Sendo assim, independente da absolvição ou da crucificação, qualquer
cidadão que chegue ao final dessa via crucis merece uma
indenização moral, por demonstrar credulidade e perseverança em suas
convicções, mesmo quando todos os fatores lhes são absolutamente desfavoráveis
no alcance do seu direito. Enquanto o cidadão gasta o tempo e o dinheiro que
não tem nesse calvário, ganham juízes, servidores públicos, professores, médicos
e policiais os seus salários.
O STF tem plenas condições de tratar da questão com a profundidade que
ela merece, seja buscando sustentação na liberdade, na co-responsabilidade
constitucional da família ou nas lições do passado que não servem para os dias
de hoje. Não há de se impressionar com as falácias dos que trazem à tona crimes,
denúncias e outros abusos pretensamente cometidos quando, por meios próprios, os
pais querem assegurar a escolarização de qualidade aos seus filhos, pois essa
ressonância do senso comum - abstraída do massacre midiático dos meios de comunicação
que fazem do crime o seu sustento, aí se alimenta para tentar imprimir uma
visão autoritária da relação do Estado com a sociedade.
Cabe ao STF tirar os holofotes desses algozes do establishment que
não se dão conta de que suas práticas podem conduzir a um modelo de Estado que nega
direitos, subverte o papel da família ou, pior, facilita o fortalecimento do
modelo educacional robotizado, que retira o protagonismo da criança e do
adolescente no processo de ensino-aprendizagem.

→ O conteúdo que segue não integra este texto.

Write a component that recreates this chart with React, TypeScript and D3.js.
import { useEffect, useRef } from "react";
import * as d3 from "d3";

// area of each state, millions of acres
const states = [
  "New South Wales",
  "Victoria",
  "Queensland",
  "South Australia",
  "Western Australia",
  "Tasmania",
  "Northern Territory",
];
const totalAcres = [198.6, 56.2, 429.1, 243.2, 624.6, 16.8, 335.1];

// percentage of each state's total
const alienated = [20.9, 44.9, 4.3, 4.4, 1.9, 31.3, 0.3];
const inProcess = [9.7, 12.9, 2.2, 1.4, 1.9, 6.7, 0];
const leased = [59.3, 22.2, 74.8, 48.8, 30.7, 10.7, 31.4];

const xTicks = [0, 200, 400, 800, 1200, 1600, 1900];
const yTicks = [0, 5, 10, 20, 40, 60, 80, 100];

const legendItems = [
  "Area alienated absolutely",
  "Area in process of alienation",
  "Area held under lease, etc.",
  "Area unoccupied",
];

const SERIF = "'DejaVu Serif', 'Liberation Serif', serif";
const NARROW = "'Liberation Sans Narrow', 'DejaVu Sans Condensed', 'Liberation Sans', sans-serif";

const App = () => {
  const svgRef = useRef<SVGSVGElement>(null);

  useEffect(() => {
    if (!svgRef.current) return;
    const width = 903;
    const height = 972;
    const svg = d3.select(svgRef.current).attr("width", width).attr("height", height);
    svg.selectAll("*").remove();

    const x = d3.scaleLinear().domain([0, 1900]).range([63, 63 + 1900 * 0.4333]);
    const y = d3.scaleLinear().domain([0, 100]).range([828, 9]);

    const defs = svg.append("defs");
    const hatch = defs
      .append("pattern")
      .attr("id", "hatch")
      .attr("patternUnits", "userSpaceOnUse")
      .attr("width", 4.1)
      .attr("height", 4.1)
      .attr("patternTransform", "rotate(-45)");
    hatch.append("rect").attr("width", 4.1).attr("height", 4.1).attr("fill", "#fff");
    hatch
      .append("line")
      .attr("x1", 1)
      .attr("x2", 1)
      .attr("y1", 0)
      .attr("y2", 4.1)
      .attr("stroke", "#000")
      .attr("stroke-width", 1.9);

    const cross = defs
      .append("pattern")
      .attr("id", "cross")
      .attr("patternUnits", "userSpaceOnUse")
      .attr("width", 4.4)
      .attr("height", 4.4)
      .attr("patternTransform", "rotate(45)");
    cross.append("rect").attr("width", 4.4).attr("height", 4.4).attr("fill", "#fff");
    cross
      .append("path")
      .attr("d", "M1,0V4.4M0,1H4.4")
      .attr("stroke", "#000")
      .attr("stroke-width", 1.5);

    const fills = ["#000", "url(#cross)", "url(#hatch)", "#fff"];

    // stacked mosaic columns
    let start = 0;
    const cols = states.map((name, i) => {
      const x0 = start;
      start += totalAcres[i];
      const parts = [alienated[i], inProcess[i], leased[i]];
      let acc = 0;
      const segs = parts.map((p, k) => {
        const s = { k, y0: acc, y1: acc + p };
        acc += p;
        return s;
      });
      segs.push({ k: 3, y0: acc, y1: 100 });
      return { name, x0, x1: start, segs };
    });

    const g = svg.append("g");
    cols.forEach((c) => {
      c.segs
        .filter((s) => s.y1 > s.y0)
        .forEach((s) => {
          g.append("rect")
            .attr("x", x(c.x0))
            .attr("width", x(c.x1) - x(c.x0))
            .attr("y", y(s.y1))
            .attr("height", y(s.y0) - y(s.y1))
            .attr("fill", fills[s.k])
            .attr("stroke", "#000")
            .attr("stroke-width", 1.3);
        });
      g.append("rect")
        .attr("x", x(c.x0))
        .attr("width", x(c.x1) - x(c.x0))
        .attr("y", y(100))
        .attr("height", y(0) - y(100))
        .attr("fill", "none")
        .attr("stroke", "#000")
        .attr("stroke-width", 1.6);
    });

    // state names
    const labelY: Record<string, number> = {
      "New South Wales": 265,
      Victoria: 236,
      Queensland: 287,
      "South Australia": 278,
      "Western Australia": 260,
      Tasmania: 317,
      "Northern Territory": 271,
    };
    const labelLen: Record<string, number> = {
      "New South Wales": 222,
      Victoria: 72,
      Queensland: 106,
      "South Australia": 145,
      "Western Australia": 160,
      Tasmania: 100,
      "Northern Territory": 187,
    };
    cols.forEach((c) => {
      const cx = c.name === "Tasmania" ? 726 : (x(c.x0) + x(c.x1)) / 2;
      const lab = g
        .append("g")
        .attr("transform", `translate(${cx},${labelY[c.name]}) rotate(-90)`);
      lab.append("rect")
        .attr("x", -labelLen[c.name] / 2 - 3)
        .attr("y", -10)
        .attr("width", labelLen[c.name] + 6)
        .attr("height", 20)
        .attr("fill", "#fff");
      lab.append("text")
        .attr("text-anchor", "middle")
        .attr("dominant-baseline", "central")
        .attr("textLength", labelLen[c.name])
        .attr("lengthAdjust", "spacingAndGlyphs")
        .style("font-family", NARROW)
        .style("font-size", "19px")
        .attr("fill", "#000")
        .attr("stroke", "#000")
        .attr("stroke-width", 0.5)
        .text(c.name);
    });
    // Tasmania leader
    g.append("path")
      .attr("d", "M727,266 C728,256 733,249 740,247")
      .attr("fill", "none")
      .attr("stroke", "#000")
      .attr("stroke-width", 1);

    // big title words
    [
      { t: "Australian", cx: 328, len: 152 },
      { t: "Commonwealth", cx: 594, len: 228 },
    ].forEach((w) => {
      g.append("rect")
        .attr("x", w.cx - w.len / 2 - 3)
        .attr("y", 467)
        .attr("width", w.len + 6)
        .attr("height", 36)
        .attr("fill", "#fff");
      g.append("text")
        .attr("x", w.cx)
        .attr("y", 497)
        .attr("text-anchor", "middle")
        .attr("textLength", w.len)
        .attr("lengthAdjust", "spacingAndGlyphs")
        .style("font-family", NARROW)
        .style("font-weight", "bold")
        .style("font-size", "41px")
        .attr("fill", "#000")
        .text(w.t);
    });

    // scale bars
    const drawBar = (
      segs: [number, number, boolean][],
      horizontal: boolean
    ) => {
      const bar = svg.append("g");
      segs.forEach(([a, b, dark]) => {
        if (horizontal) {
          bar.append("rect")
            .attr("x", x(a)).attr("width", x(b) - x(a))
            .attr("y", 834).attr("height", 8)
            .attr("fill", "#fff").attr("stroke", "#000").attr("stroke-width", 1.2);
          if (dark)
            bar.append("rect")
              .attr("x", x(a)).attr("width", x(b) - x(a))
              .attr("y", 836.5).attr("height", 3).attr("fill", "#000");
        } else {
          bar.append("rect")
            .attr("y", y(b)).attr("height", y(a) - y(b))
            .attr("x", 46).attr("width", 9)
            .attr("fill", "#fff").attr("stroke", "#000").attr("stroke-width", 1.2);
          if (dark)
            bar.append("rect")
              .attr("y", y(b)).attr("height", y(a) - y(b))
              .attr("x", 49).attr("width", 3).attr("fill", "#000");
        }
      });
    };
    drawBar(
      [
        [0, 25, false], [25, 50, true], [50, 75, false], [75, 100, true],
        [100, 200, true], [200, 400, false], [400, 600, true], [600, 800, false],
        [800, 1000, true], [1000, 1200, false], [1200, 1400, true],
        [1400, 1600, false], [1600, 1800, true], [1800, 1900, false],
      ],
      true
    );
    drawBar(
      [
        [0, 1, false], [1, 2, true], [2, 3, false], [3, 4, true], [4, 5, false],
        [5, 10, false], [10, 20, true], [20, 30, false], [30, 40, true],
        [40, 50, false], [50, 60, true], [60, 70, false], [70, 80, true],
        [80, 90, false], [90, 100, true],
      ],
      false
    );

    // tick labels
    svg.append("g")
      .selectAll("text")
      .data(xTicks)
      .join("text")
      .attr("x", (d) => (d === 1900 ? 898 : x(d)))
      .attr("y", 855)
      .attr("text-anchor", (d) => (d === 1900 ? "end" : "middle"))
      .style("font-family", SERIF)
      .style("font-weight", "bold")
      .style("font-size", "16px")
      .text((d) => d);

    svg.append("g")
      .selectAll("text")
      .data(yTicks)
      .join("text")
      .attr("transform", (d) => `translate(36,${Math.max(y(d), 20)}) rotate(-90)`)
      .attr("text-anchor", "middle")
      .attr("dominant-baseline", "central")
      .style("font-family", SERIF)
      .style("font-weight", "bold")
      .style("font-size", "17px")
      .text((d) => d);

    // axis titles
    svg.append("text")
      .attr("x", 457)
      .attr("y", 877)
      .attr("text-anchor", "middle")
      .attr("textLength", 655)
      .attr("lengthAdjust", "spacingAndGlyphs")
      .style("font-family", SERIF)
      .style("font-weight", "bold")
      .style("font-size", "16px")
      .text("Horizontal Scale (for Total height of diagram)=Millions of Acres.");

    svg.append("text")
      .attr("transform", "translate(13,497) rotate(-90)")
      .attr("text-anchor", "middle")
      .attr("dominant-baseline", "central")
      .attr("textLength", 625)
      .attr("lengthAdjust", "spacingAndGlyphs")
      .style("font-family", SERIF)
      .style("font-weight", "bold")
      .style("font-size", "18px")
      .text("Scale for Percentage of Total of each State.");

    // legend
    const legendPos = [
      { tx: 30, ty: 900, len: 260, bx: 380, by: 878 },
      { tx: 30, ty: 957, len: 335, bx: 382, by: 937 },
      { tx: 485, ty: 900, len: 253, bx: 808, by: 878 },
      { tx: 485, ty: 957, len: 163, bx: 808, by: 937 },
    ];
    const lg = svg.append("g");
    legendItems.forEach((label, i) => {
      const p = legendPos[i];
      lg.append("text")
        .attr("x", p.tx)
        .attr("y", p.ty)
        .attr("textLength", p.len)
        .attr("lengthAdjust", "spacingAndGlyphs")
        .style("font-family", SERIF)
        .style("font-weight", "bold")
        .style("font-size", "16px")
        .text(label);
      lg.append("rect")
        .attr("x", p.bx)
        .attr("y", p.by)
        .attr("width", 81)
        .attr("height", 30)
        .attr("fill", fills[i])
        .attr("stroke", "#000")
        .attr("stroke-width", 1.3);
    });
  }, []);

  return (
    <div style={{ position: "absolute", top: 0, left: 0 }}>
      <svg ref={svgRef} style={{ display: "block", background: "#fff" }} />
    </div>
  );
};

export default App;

Não cabe apenas ao Estado a responsabilidade da escolarização dos filhos.
Cabe a ele colocar-se a serviço dos cidadãos para que sejam capazes de manter
as bases da civilização que, acreditamos, sejam interativas, integrativas e
participativas no mundo de hoje. Se o Estado é pródigo em errar quando cumpre
suas responsabilidades, nada mais justo que assegurar, aos pais, o direito de
tentar oferecer o melhor para seus filhos.
Francisco Morbeck
Professor, Jornalista e Advogado
Glossário:
1 Establishment - ... Em sentido
depreciativo, designa uma elite social, econômica e política que exerce forte
controle sobre o conjunto da sociedade, funcionando como base dos poderes
estabelecidos. O termo se estende às instituições controladas pelas classes
dominantes, que decidem ou cujos interesses influem fortemente sobre decisões
políticas, econômicas, culturais, etc, e que portanto controlam, no seu próprio
interesse e segundo suas próprias concepções, as principais organizações
públicas e privadas de um país, em detrimento da maioria dos eleitores,
consumidores, pequenos acionistas etc.